Um elemento de resposta reside no facto de que as polémicas acabaram por se esmorecer. Seja sobre a responsabilidade a propósito da condição humana: a dos escravos, das mulheres, dos soldados ou ainda dos civis.

O essencial que retemos para este bicentenário foi o número vertiginoso de jornais que acabaram por rivalizar em termos de ideias para ilustrar o acontecimento e as múltiplas razões de ser, histórica, artística, literária, jurídica, política desta comemoração.

Entre os grandes títulos foi o Le Point que, desde Dezembro de 2020, foi o primeiro de uma longa série de números especiais com, por exemplo, Le Figaro, Le Monde, e Paris Match.

Cada um deles utilizava um adjectivo mais elogioso ou mais crítico para sublinhar, uma vez mais, a relação ambígua que o Imperador mantinha com a imprensa.

O que explica também qual o motivo pelo qual a imprensa de opinião francesa não ficou de fora tendo como melhor exemplo o semanário satírico Charlie Hebdo que preencheu a sua manchete com um desenho de um Napoleão gigante apontando canhões contra arranha céus de habitação social com o sub-título “Mais um militar na reforma que nos vem chatear !” reagindo ao artigo de opinião que abalou a França no mesmo período.

Parente próxima destes grandes títulos nacionais a imprensa diária, que inclui dezenas de jornais, fez referência com frequência em várias províncias de França às tantas histórias,  grandes ou pequenas, em torno do Imperador dos Franceses.

Finalmente, e logicamente, a imprensa especializada sobre História, uma das outras excepções francesas ao abarcar grande número de títulos destinados ao grande público e produzidos por independentes ou equipas ligadas a grupos de imprensa ou editoras, não falhou este aniversário.

Os leitores, tanto para os livros como para a imprensa, marcaram presença, mesmo se, ao que parece, essa categoria estivesse em plena mutação.

Eles seriam menos do que no passado, mas adquirem mais livros e são atraídos por obras que propõem formatos de leitura mais contemporâneos: um dicionário que não se lê de uma só vez, romances gráficos, bandas desenhadas, bem como livros e artigos mais curtos.
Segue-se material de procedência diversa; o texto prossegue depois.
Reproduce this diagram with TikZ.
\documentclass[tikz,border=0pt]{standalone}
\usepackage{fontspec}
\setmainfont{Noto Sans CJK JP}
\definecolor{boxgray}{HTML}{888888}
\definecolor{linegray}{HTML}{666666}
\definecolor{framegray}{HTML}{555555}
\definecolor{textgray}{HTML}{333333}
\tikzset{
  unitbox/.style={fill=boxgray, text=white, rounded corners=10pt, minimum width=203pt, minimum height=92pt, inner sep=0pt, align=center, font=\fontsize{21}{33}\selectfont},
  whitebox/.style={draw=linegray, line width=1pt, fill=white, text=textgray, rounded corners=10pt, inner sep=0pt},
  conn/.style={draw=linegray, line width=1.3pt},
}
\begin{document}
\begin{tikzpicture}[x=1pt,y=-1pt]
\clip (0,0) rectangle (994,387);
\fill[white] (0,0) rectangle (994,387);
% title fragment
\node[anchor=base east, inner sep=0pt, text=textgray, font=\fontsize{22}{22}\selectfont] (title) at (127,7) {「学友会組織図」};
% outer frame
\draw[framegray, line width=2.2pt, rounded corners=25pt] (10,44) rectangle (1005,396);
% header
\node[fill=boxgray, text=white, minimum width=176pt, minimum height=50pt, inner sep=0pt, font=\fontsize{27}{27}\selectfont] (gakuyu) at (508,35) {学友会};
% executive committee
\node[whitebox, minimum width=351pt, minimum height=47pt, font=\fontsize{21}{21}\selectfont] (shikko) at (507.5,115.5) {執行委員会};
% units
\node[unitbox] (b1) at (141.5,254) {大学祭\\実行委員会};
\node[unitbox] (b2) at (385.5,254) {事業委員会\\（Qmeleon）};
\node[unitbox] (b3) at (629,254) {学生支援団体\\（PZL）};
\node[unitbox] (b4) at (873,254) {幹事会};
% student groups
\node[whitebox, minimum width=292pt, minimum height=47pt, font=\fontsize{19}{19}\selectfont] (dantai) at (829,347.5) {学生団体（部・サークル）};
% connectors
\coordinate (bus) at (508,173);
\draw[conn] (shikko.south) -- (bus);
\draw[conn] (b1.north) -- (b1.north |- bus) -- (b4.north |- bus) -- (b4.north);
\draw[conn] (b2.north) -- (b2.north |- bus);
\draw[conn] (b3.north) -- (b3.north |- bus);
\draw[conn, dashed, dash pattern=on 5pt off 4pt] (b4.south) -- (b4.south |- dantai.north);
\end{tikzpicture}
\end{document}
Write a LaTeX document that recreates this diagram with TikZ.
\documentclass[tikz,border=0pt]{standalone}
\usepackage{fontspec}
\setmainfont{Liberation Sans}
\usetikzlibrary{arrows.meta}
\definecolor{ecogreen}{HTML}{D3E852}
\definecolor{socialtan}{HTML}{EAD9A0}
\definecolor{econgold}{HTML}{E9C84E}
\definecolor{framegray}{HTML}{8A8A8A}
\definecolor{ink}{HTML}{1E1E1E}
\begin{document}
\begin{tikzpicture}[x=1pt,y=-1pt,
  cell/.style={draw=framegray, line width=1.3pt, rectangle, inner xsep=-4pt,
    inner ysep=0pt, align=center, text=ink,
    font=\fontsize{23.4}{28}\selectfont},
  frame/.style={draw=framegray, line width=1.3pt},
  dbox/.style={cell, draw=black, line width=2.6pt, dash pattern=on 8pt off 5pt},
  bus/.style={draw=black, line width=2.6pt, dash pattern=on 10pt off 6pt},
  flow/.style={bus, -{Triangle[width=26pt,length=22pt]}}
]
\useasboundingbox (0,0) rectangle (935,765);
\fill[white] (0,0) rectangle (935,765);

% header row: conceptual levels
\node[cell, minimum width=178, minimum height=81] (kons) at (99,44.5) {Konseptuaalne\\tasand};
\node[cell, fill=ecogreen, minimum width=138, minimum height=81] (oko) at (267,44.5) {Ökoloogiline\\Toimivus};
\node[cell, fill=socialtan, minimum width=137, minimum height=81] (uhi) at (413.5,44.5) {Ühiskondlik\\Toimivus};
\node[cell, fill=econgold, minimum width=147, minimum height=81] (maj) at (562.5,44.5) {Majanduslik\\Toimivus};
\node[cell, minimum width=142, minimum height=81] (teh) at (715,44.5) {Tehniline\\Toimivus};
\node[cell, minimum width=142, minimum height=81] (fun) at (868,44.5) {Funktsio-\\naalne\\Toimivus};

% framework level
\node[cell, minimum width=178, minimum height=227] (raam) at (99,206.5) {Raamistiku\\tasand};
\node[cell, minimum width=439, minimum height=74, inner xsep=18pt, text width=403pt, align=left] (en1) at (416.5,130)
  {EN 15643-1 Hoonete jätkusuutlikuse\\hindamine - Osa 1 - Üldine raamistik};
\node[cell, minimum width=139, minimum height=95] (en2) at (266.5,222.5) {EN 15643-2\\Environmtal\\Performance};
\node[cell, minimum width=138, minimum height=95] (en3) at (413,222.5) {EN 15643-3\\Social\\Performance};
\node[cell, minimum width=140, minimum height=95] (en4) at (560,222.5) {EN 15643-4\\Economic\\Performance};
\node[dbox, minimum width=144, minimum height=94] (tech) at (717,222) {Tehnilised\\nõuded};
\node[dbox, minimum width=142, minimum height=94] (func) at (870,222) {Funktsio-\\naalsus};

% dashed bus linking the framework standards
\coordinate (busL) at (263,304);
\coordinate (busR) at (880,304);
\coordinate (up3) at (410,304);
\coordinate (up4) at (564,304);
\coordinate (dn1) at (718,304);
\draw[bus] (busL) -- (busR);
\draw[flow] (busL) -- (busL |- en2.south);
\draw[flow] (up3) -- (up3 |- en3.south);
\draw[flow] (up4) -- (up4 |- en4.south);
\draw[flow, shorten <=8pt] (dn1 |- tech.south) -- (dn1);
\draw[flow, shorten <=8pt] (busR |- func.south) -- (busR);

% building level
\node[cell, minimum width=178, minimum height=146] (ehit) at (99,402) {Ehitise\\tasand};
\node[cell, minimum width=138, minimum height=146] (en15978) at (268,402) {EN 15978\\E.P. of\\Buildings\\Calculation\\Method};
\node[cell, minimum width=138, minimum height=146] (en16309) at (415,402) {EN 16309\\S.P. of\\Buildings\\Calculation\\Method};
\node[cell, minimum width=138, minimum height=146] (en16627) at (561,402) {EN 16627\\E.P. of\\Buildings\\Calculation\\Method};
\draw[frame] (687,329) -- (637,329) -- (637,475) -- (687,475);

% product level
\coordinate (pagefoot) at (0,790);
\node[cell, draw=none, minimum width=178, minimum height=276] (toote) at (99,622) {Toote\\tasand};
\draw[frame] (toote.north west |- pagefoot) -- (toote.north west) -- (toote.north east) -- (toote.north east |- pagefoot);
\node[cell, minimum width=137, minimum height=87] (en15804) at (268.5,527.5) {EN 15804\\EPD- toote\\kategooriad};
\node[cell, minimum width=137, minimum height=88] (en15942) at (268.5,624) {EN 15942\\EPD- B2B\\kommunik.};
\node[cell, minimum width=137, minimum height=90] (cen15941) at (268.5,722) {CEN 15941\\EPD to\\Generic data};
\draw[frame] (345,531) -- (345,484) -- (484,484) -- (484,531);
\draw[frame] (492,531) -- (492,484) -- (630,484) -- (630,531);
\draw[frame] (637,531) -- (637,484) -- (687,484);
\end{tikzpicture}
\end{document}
A História hoje, como nas demais áreas, é mais algo que se consome como aperitivo do que algo que se devora.

« O que ele não resolveu pela espada, acabarei por cumprir com a pena. » Honoré de Balzac

Esta multiplicação de livros, de edições especiais e de artigos que se acumularam desde a morte de Napoleão é, se assim quisermos, uma homenagem póstuma àquele que foi um leitor compulsivo bem como um censor activo, encabeçando um “império”  de 70 000 livros distribuídos em várias bibliotecas.

Leitor habitual, Napoleão organizava ele próprio as suas bibliotecas, da constituição do fundo à classificação das obras e ele lamentava muito que a sua última, a de Santa Helena, abarcasse apenas 5 000 obras !
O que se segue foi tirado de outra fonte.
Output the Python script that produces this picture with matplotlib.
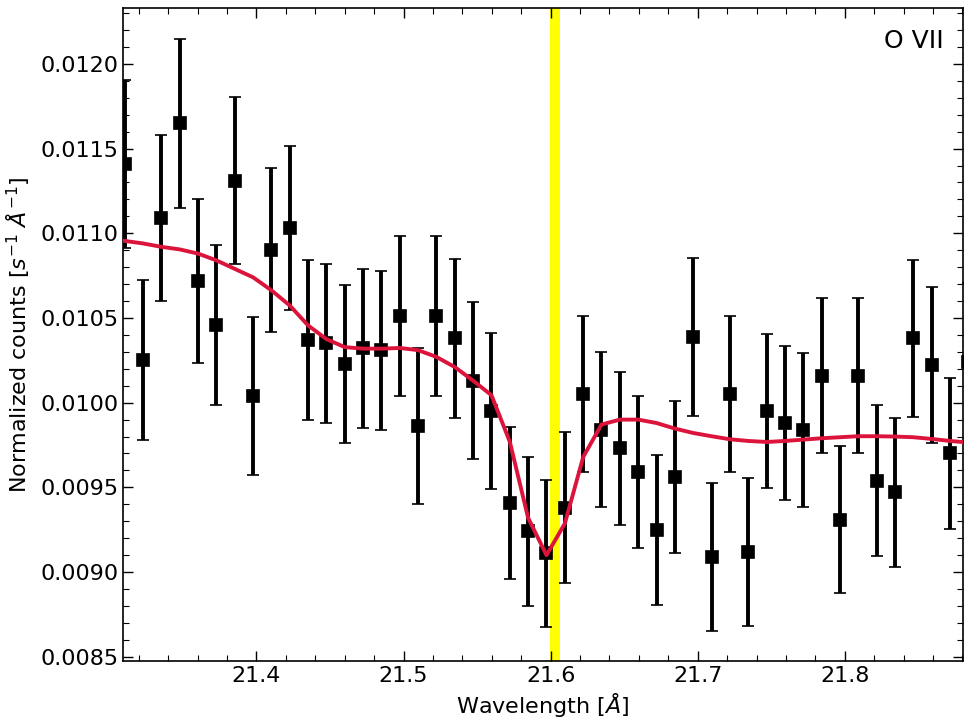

Biblioteca da Galeria de Diana, Castelo de Fontainebleau
Biblioteca da Galeria de Diana, Castelo de Fontainebleau © Florian Riva, 2014

Ele devorava todo o tipo de livros: história, geografia, filosofia, poesia, teatro e, mesmo, dir-se-ia hoje, literatura para descontrair. Napoleão lia, pois, de tudo, excepto e é de assinalar, obras religiosas, como homem herdeiro do espírito da Revolução francesa e filho da filosofia das “Luzes”.
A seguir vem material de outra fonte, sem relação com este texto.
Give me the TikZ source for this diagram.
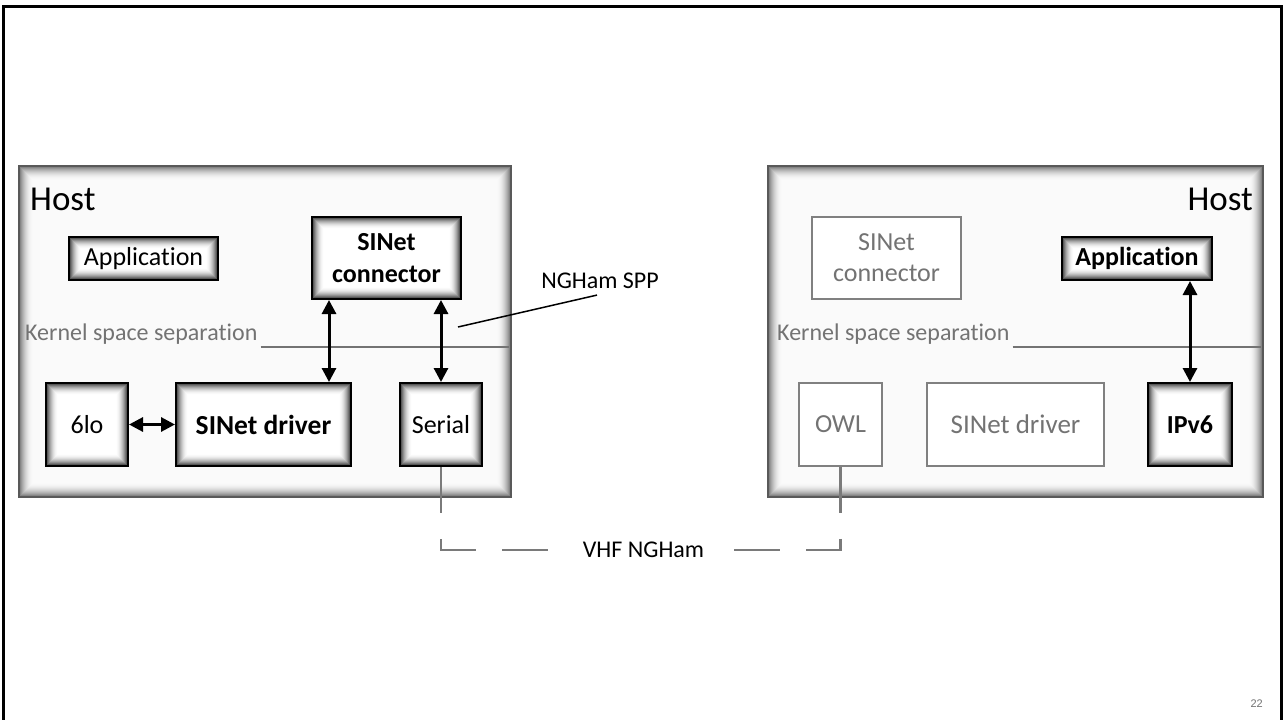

Este feitio de leitor apaixonado de livros e de bibliotecas ganhou maior dimensão com o seu isolamento em Santa Helena onde a leitura era o seu passatempo favorito.

A sua biblioteca foi como o seu último lugar de poder até à morte a 5 de Maio de 1821. Virar as páginas do ano de Napoleão pelo prisma da imprensa e da literatura era, para as redacções de línguas estrangeiras da RFI, uma forma ideal de abrir o capítulo do ano que se avizinha: o dos 400 anos de um outro Francês conhecido no mundo inteiro; Jean-Baptiste Poquelin conhecido como Molière.